ASLA Oregon LANDbytes NOVEMBER 2011 Feature:

Growing Fresh Insights at the University of Oregon
By Logan Bingle, Undergraduate of Landscape Architecture, University of Oregon 

In recent years, urban agriculture has become a widely popular idea. Just this year, the APA published a guide on issues planners should consider when incorporating urban agriculture into their work. At the University of Oregon’s Landscape Architecture Department, urban agriculture is not just a fad, but a subject that has been used to inform design and promote the field of landscape architecture.

The University of Oregon’s Landscape Architecture Department began exploring urban agriculture in the 1970s when Professor Richard Britz founded the Urban Farm on a plot of land across Franklin Boulevard from the University of Oregon. Unfortunately, Richard Britz was not granted tenure at the University of Oregon and left the university’s faculty in 1981. Ann Bettman took over the Urban Farm and kept it going through the 1980s despite threats from development and low class attendance. Things began to change in the 1990s with renewed interest in urban agriculture.

Since 2000, the Urban Farm has been a wild success. Around 2000 students have passed through the Urban Farm’s spring, summer and fall classes. A wide range of students have taken the classes, including Freshman Interest Groups, Environmental Studies Majors, Architecture Majors and many others. In an odd twist, the Urban Farm’s director, Harper Keeler, reports that landscape architecture students are a minority in the Urban Farm classes. In a survey of landscape architecture students, Harper found that most students feel that urban agriculture is important to the field but feel they cannot fit the class into their schedules. Despite this lack of Landscape Architecture students, Harper emphasizes that the Urban Farm plays an important role in exposing the Landscape Architecture Department to the wider University community. Indeed, several freshmen who have taken the Urban Farm Freshman Interest Group have gone on to join the landscape architecture program.

The Urban Farm is not the only department effort in urban agriculture. In 2010, the Landscape Architecture Department began a second urban farming effort across from the Eugene District Courthouse. This effort was a partnership between the Oregon Federal District Court Chief Judge Ann Aiken, the University of Oregon Landscape Architecture Department Professors Ann Bettman and Lorri Nelson and the City of Eugene. The new Courthouse Garden aims to serve a social mission, originally aimed at inmates and paroles, with the support of University students and volunteers.

In the one and a half years since the Courthouse Garden began, the program has begun to shift away from its original inmate and parole program because of logistically difficulties. The Courthouse Garden’s director, Lorri Nelson, has begun to refocus the garden on at risk youths and other social missions. Recently, the Courthouse Garden has been hosting work parties from local schools for at risk youths, such as the MLK School, as part of the Landscape Architecture Department’s Courthouse Garden classes. This allows both groups of students to learn and support each other.

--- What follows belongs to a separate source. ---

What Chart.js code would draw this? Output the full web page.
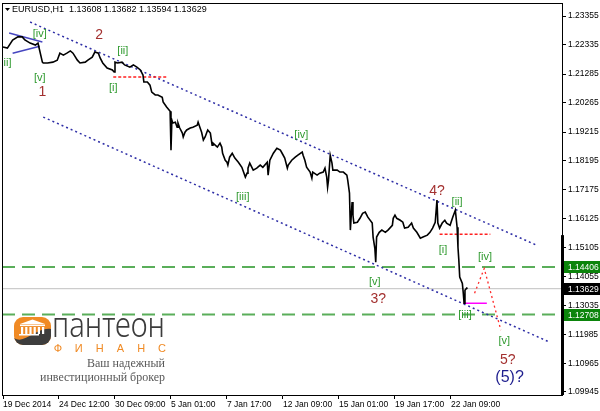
<!DOCTYPE html>
<html>
<head>
<meta charset="utf-8">
<script src="https://cdn.jsdelivr.net/npm/chart.js@4.4.1/dist/chart.umd.min.js"></script>
<style>
html, body { margin: 0; padding: 0; background: #fff; }
canvas { display: block; }
</style>
</head>
<body>
<canvas id="Chart" width="600" height="411"></canvas>
<script>
// hourly closes, x = bar number counted from the first visible bar
var hourBar = [
  0, 5, 11, 17, 22, 25, 31, 37, 40, 41,
  45, 46, 51, 57, 62, 65, 69, 73, 77, 80,
  85, 88, 94, 97, 102, 105, 109, 111, 114, 119,
  125, 127, 128, 131, 136, 139, 145, 149, 153, 157,
  160, 161, 165, 168, 170, 174, 177, 182, 183, 187,
  191, 192, 193, 194, 197, 199, 200, 202, 205, 206,
  208, 210, 214, 217, 222, 223, 225, 227, 229, 231,
  233, 234, 237, 239, 240, 245, 248, 250, 251, 254,
  256, 257, 259, 262, 265, 269, 273, 277, 279, 280,
  282, 286, 290, 294, 297, 302, 303, 305, 309, 313,
  317, 319, 322, 325, 326, 330, 334, 337, 342, 343,
  345, 347, 351, 353, 354, 359, 362, 366, 368, 370,
  371, 372, 374, 376, 377, 382, 385, 389, 393, 394,
  396, 397, 399, 400, 401, 405, 408, 411, 414, 417,
  422, 423, 425, 426, 427, 430, 433, 437, 440, 445,
  446, 448, 450, 454, 457, 459, 463, 467, 469, 473,
  477, 480, 485, 488, 491, 494, 496, 497, 499, 502,
  505, 507, 511, 514, 517, 519, 520, 521, 522, 525,
  526, 527, 528, 530, 531
];
var closePrice = [
  1.2225, 1.2221, 1.2250, 1.2261, 1.2261, 1.2250, 1.2239, 1.2232, 1.2239, 1.2225,
  1.2171, 1.2168, 1.2168, 1.2171, 1.2178, 1.2203, 1.2196, 1.2203, 1.2211, 1.2203,
  1.2178, 1.2168, 1.2171, 1.2178, 1.2189, 1.2207, 1.2203, 1.2186, 1.2168, 1.2150,
  1.2143, 1.2136, 1.2171, 1.2168, 1.2171, 1.2161, 1.2153, 1.2161, 1.2153, 1.2143,
  1.2125, 1.2100, 1.2100, 1.2089, 1.2064, 1.2054, 1.2054, 1.2046, 1.2029, 1.2011,
  1.1996, 1.1857, 1.1964, 1.1954, 1.1957, 1.1939, 1.1954, 1.1936, 1.1918, 1.1904,
  1.1921, 1.1929, 1.1936, 1.1939, 1.1946, 1.1957, 1.1939, 1.1921, 1.1893, 1.1904,
  1.1921, 1.1929, 1.1918, 1.1875, 1.1882, 1.1868, 1.1882, 1.1868, 1.1846, 1.1821,
  1.1814, 1.1804, 1.1832, 1.1846, 1.1829, 1.1814, 1.1796, 1.1761, 1.1775, 1.1793,
  1.1811, 1.1786, 1.1793, 1.1804, 1.1796, 1.1814, 1.1768, 1.1821, 1.1846, 1.1864,
  1.1857, 1.1846, 1.1829, 1.1793, 1.1804, 1.1821, 1.1832, 1.1839, 1.1850, 1.1839,
  1.1821, 1.1796, 1.1779, 1.1757, 1.1779, 1.1768, 1.1775, 1.1779, 1.1793, 1.1761,
  1.1725, 1.1750, 1.1839, 1.1811, 1.1786, 1.1786, 1.1779, 1.1779, 1.1768, 1.1750,
  1.1704, 1.1572, 1.1672, 1.1625, 1.1597, 1.1600, 1.1614, 1.1632, 1.1636, 1.1618,
  1.1597, 1.1547, 1.1507, 1.1457, 1.1547, 1.1564, 1.1572, 1.1564, 1.1572, 1.1589,
  1.1614, 1.1625, 1.1614, 1.1607, 1.1600, 1.1579, 1.1582, 1.1597, 1.1579, 1.1564,
  1.1543, 1.1547, 1.1554, 1.1564, 1.1579, 1.1600, 1.1679, 1.1597, 1.1579, 1.1597,
  1.1607, 1.1597, 1.1589, 1.1618, 1.1643, 1.1582, 1.1511, 1.1464, 1.1404, 1.1382,
  1.1350, 1.1311, 1.1357, 1.1365, 1.13629
];

var xTickBars = [0, 64, 128, 192, 256, 320, 384, 448, 512];
var xTickLabels = ["19 Dec 2014", "24 Dec 12:00", "30 Dec 09:00", "5 Jan 01:00", "7 Jan 17:00",
                   "12 Jan 09:00", "15 Jan 01:00", "19 Jan 17:00", "22 Jan 09:00"];
var yTicks = [1.23355, 1.22335, 1.21285, 1.20265, 1.19215, 1.18195, 1.17175,
              1.16125, 1.15105, 1.14055, 1.13035, 1.11985, 1.10965, 1.09945];

// drawn objects
var upperChannelBars = [31, 610], upperChannelPrices = [1.2314, 1.1518];
var lowerChannelBars = [46, 625], lowerChannelPrices = [1.1975, 1.1172];
var wedgeTopBars = [7, 45], wedgeTopPrices = [1.2275, 1.2243];
var wedgeLowBars = [11, 42], wedgeLowPrices = [1.2203, 1.2228];
var redLevel1Bars = [126, 187], redLevel1 = 1.2118;
var redLevel2Bars = [499, 557], redLevel2 = 1.1557;
var magentaBars = [526, 553], magentaLevel = 1.1311;
var forecastBars = [539, 550, 569], forecastPrices = [1.1347, 1.1435, 1.1215];
var greenLevels = [1.14406, 1.12708];
var lastPrice = 1.13629;

var waveText  = ["[iii]", "[iv]", "[v]", "1", "2", "[ii]", "[i]", "[iii]", "[iv]", "[v]", "3?",
                 "4?", "[i]", "[ii]", "[iii]", "[iv]", "[v]", "5?", "(5)?"];
var waveBar   = [2, 42, 42, 45, 110, 137, 126, 274, 341, 425, 429,
                 496, 503, 519, 528, 551, 573, 577, 579];
var wavePrice = [1.2168, 1.2271, 1.2114, 1.2064, 1.2268, 1.2211, 1.2078, 1.1689, 1.1911, 1.1386, 1.1325,
                 1.1711, 1.1500, 1.1672, 1.1268, 1.1475, 1.1175, 1.1107, 1.1047];
var waveKind  = ["g", "g", "g", "r", "r", "g", "g", "g", "g", "g", "r",
                 "r", "g", "g", "g", "g", "g", "r", "b"];

var xMin = -1.143, xMax = 638.9;
var yMin = 1.09838, yMax = 1.23819;
var tickFont = { family: "Liberation Sans", size: 8.5 };

function seg(bars, prices, color, width, dash) {
  var pts = [];
  for (var i = 0; i < bars.length; i++) pts.push({ x: bars[i], y: prices[i] });
  return { data: pts, borderColor: color, borderWidth: width, borderDash: dash || [],
           pointRadius: 0, fill: false, tension: 0 };
}

var priceData = [];
for (var i = 0; i < hourBar.length; i++) priceData.push({ x: hourBar[i], y: closePrice[i] });

var wavePlugin = {
  id: 'waves',
  afterDatasetsDraw: function(chart) {
    var c = chart.ctx, xs = chart.scales.x, ys = chart.scales.y, a = chart.chartArea;
    c.save();
    c.beginPath();
    c.rect(a.left, a.top, a.right - a.left, a.bottom - a.top);
    c.clip();
    c.textAlign = 'center';
    c.textBaseline = 'middle';
    for (var i = 0; i < waveText.length; i++) {
      if (waveKind[i] == "g") { c.font = '11px "Liberation Sans"'; c.fillStyle = '#2f9a2f'; }
      else if (waveKind[i] == "r") { c.font = '14px "Liberation Sans"'; c.fillStyle = '#a3302f'; }
      else { c.font = '16px "Liberation Sans"'; c.fillStyle = '#1e1e8e'; }
      c.fillText(waveText[i], xs.getPixelForValue(waveBar[i]), ys.getPixelForValue(wavePrice[i]));
    }
    c.restore();
  }
};

var logoPlugin = {
  id: 'logo',
  beforeDatasetsDraw: function(chart) {
    var c = chart.ctx;
    c.save();
    // icon
    c.save();
    c.beginPath();
    c.roundRect(14, 317, 37, 28, 9);
    c.clip();
    c.fillStyle = '#f08a24';
    c.fillRect(14, 317, 37, 28);
    c.fillStyle = '#3d3d3d';
    c.beginPath();
    c.moveTo(14, 345); c.lineTo(14, 338);
    c.bezierCurveTo(25, 345, 36, 327, 51, 329);
    c.lineTo(51, 345); c.closePath(); c.fill();
    c.fillStyle = '#fff';
    c.beginPath(); c.moveTo(20, 324); c.lineTo(32.5, 319.5); c.lineTo(45, 324); c.closePath(); c.fill();
    c.fillRect(20, 324.5, 25, 1.6);
    for (var k = 0; k < 6; k++) c.fillRect(21 + k * 4.2, 327, 2.2, 7);
    c.fillRect(19, 334, 20, 1.5);
    c.restore();

    c.textAlign = 'left';
    c.textBaseline = 'alphabetic';
    c.fillStyle = '#3c3c3c';
    c.font = '300 34px "Noto Sans"';
    var w = c.measureText('пантеон').width;
    c.save(); c.translate(52, 337); c.scale(113 / w, 1); c.fillText('пантеон', 0, 0); c.restore();

    c.fillStyle = '#f08a24';
    c.font = '11px "Liberation Sans"';
    c.textAlign = 'center';
    c.textBaseline = 'middle';
    var fin = ['Ф', 'И', 'Н', 'А', 'Н', 'С'];
    for (var k = 0; k < fin.length; k++) c.fillText(fin[k], 58 + k * 20.8, 349);

    c.fillStyle = '#585858';
    c.font = '12px "Liberation Serif"';
    c.textAlign = 'left';
    c.textBaseline = 'alphabetic';
    var t1 = 'Ваш надежный', t2 = 'инвестиционный брокер';
    var w1 = c.measureText(t1).width, w2 = c.measureText(t2).width;
    c.save(); c.translate(87, 367); c.scale(78 / w1, 1); c.fillText(t1, 0, 0); c.restore();
    c.save(); c.translate(40, 381); c.scale(125 / w2, 1); c.fillText(t2, 0, 0); c.restore();
    c.restore();
  }
};

var framePlugin = {
  id: 'frame',
  afterDraw: function(chart) {
    var c = chart.ctx, ys = chart.scales.y, a = chart.chartArea;
    c.save();
    c.strokeStyle = '#000';
    c.lineWidth = 1;
    c.beginPath();
    c.moveTo(a.left, a.top + 0.5); c.lineTo(a.right, a.top + 0.5);
    c.moveTo(a.left + 0.5, a.top); c.lineTo(a.left + 0.5, a.bottom);
    c.stroke();
    // thick part of the price scale
    var yTop = ys.getPixelForValue(1.1554);
    c.fillStyle = '#000';
    c.fillRect(a.right - 1, yTop, 3, a.bottom - yTop);

    // price boxes
    var boxes = [[greenLevels[0], '#0b840b'], [lastPrice, '#000'], [greenLevels[1], '#0b840b']];
    c.font = '8.5px "Liberation Sans"';
    c.textAlign = 'left';
    c.textBaseline = 'middle';
    for (var i = 0; i < boxes.length; i++) {
      var y = Math.round(ys.getPixelForValue(boxes[i][0]));
      c.fillStyle = boxes[i][1];
      c.fillRect(a.right + 2, y - 6, chart.width - a.right - 2, 12);
      c.fillStyle = '#fff';
      c.fillText(boxes[i][0].toFixed(5), a.right + 6, y + 0.5);
    }

    // title
    c.fillStyle = '#000';
    c.beginPath(); c.moveTo(5, 8); c.lineTo(10, 8); c.lineTo(7.5, 11); c.closePath(); c.fill();
    c.font = '9px "Liberation Sans"';
    c.fillText('EURUSD,H1  1.13608 1.13682 1.13594 1.13629', 12, 10);
    c.restore();
  }
};

var chart = new Chart(document.getElementById('Chart'), {
  type: 'line',
  data: {
    datasets: [
      { data: priceData, borderColor: '#000', borderWidth: 1.6, pointRadius: 0, fill: false, tension: 0 },
      seg(magentaBars, [magentaLevel, magentaLevel], '#ff00ff', 1.5),
      seg(forecastBars, forecastPrices, '#ff2a2a', 1.3, [2, 3]),
      seg(redLevel1Bars, [redLevel1, redLevel1], '#ff2020', 1.5, [3, 2]),
      seg(redLevel2Bars, [redLevel2, redLevel2], '#ff2020', 1.5, [3, 2]),
      seg(wedgeTopBars, wedgeTopPrices, '#4646c0', 1.5),
      seg(wedgeLowBars, wedgeLowPrices, '#4646c0', 1.5),
      seg(upperChannelBars, upperChannelPrices, '#2e2ea6', 1.5, [2, 3]),
      seg(lowerChannelBars, lowerChannelPrices, '#2e2ea6', 1.5, [2, 3]),
      seg([xMin, xMax], [greenLevels[0], greenLevels[0]], '#5aae5a', 2, [13, 7]),
      seg([xMin, xMax], [greenLevels[1], greenLevels[1]], '#5aae5a', 2, [13, 7]),
      seg([xMin, xMax], [lastPrice, lastPrice], '#c0c0c0', 1)
    ]
  },
  options: {
    responsive: false,
    animation: false,
    devicePixelRatio: 1,
    layout: { padding: { top: 3, left: 2, right: 0, bottom: 0 } },
    plugins: { legend: { display: false }, tooltip: { enabled: false } },
    scales: {
      x: {
        type: 'linear',
        min: xMin,
        max: xMax,
        position: 'bottom',
        afterBuildTicks: function(scale) {
          scale.ticks = xTickBars.map(function(v) { return { value: v }; });
        },
        afterFit: function(scale) {
          scale.height = 16;
          scale.paddingLeft = 0; scale.paddingRight = 0;
        },
        ticks: {
          callback: function(v) { return xTickLabels[xTickBars.indexOf(v)]; },
          align: 'start',
          maxRotation: 0, minRotation: 0, autoSkip: false,
          padding: 1,
          color: '#000',
          font: tickFont
        },
        grid: { drawOnChartArea: false, drawTicks: true, tickLength: 4, color: '#000' },
        border: { display: true, color: '#000', width: 1 }
      },
      y: {
        position: 'right',
        min: yMin,
        max: yMax,
        afterBuildTicks: function(scale) {
          scale.ticks = yTicks.map(function(v) { return { value: v }; });
        },
        afterFit: function(scale) {
          scale.width = 38;
          scale.paddingTop = 0; scale.paddingBottom = 0;
        },
        ticks: {
          callback: function(v) { return v.toFixed(5); },
          crossAlign: 'near',
          padding: 2,
          color: '#000',
          font: tickFont
        },
        grid: { drawOnChartArea: false, drawTicks: true, tickLength: 4, color: '#000' },
        border: { display: true, color: '#000', width: 1 }
      }
    }
  },
  plugins: [logoPlugin, wavePlugin, framePlugin]
});
</script>
</body>
</html>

The Landscape Architecture Department’s efforts in urban agriculture do not end with practical work either. Beginning with Richard Britz, there has been a great deal of research done on urban agriculture at the University of Oregon. The first major work after the 1970s was completed in 1995 by Kelly Donahue, who looked at six campus farms on the west coast and their resurgence in the 1990s. Harper Keeler has also conducted researched on ways that urban farming can contribute to the education of landscape architects and ways urban farming can be incorporated into the landscape architecture curriculum.

Currently, there are several graduate students at the University of Oregon exploring issues surrounding urban agriculture. Expecting to graduate this fall or winter, Patty Stevenson has been looking at large scale planning issues concerning community gardens. Her work looks beyond food production to consider community gardens that also produce cut flowers and are aesthetic works produced in a cooperative spirit. This shows how issues of urban agriculture can transcend purely practical ends to wide ranging design considerations.

This is the most important lesson taught by the University of Oregon Landscape Architecture Department’s work in the field of urban agriculture. While urban agriculture can be purely practical, it can also help inform our work as designers. The Urban Farm, Courthouse Garden and urban agriculture research at the University of Oregon promise to bring new ideas, talent and public exposure to the field of landscape architecture.